Here’s what you’ll need.

  • 1 lime
  • 1 lemon
  • 1/2 teaspoon of sea salt
  • 1/3 tablespoon ground pepper
  • 1/2 tablespoon of red pepper (You can use HotShot for these peppers instead)
  • 2 cloves garlic, minced
  • 6 green onions
  • 1/4 cup chopped fresh parsley
  • 1/2 stick of butter
  • 1/8-1/4 cup Worcestershire sauce (or Teriyaki sauce if you prefer)
  • 1/4 cup ketchup
  • 1/2 cup orange juice
  • 2 tablespoons of lime juice
  • 2 tablespoons of lemon juice
  • 2 ounces of rum (or Saki if you prefer) – (You can use a bit more rum or Saki if you want, 1-4 shots or so for you, and two more for the marinade. )

Marinade Prep:

  • Cut the roots off the green onions and cut the tops, just at the area where they are turning white.
  • Throw away the roots and separate the whites from the greens.
  • Set the greens aside.
  • Squeeze the lime for two tablespoons of juice but do NOT throw away the lime.
  • Squeeze the lemon for two tablespoons of juice.
  • Toss the garlic, onion whites, parsley, salt, pepper into a food processor or blender and chop.
  • If there is room in your blender/processor, add the liquids (If not, pour all the liquids and solids into a bowl and mix.)
    (NOTE: I would taste the marinade as you put in the Worcestershire or Teriyaki . You want it pungent but not overbearing.)
  • Pour the contents into a bowl or pan that you will be putting the steaks in.

Shark Prep:

  • If frozen (Hopefully not) thaw.
  • Remove any bones, bullets, spear heads, surfboard or boat pieces.
  • Rinse well under running water.
  • With a fork, drag the fork tines firmly but not forcefully across the surface of the meat to break the surface, but not tear the meat.
  • after each side if prepared, plop them into the bowl or pan with the marinade. With your basting brush, brush the tops of the steaks liberally.
  • After each steak is in the marinade, refrigerate for at least two hours. (I marinate overnight.)

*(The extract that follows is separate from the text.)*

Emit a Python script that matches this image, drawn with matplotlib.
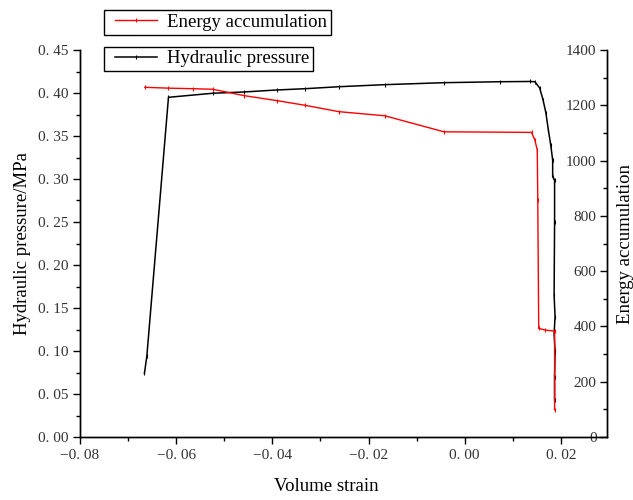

  1. Remove any forks or knives from the cooking area in order to reduce the temptation of piercing the meat.
  2. Preheat grill for medium/medium-high heat. (375-425F) After it get’s there, give it a little time to settle. (about 5 minutes or so)
  3. Take the little sharks, swimming in their marinade, out to the grill.
  4. With a pair of tongs, introduce all those little guys to your grill. Put the bottom side of the steak (wettest) on the HOT grids. (Be sure to let out a little laugh when you do.)
  5. Be sure to angle the steaks so the grid marks are at an angle to the meat for that really cool look.
  6. Do NOT throw away the marinade. Instead, get your basting brush, and baste the tops of the steaks liberally as soon as you put them on the grill.
  7. Grill for about 3-4 minutes on one side and baste again.
  8. After the steaks have grilled about 6-7 minutes, turn them with tongs. (do not pierce the meat.)
  9. Baste liberally, and let cook about3 minutes and baste again.
  10. Let cook for about 3 minutes more, or until the meat is firm.
  11. While in the last stages of cooking, get a little pan or skillet and melt the butter on your grill. (Do NOT let it boil or burn!)
  12. Chop all the onion greens but three as small as you can (or blend on “chop” mode)
  13. Slice the remaining 3 greens in two lengthwise and tie a simple knot loosely in the middle and lay aside.
  14. Remove steaks from the grill and put them on a platter. If possible, cover them without touching them with a lid or covering.
  15. Let stand (rest) for about 5-10 minutes. (about the time it takes to do the rest of the steps.)
  16. Remove melted butter from grill.
  17. Pour the chopped onion greens into the butter and add a little ground pepper. Stir.
  18. Put each shark steak on a plate and pour the butter on top.
  19. Place an onion knot lengthwise at a slight angle on the top of each steak.
  20. Wash the squeezed lime.
  21. Zest a little lime peel onto the tops of the steaks and serve.

NOW…Get ready for YUM-LAND matey! And you did it all on your grill!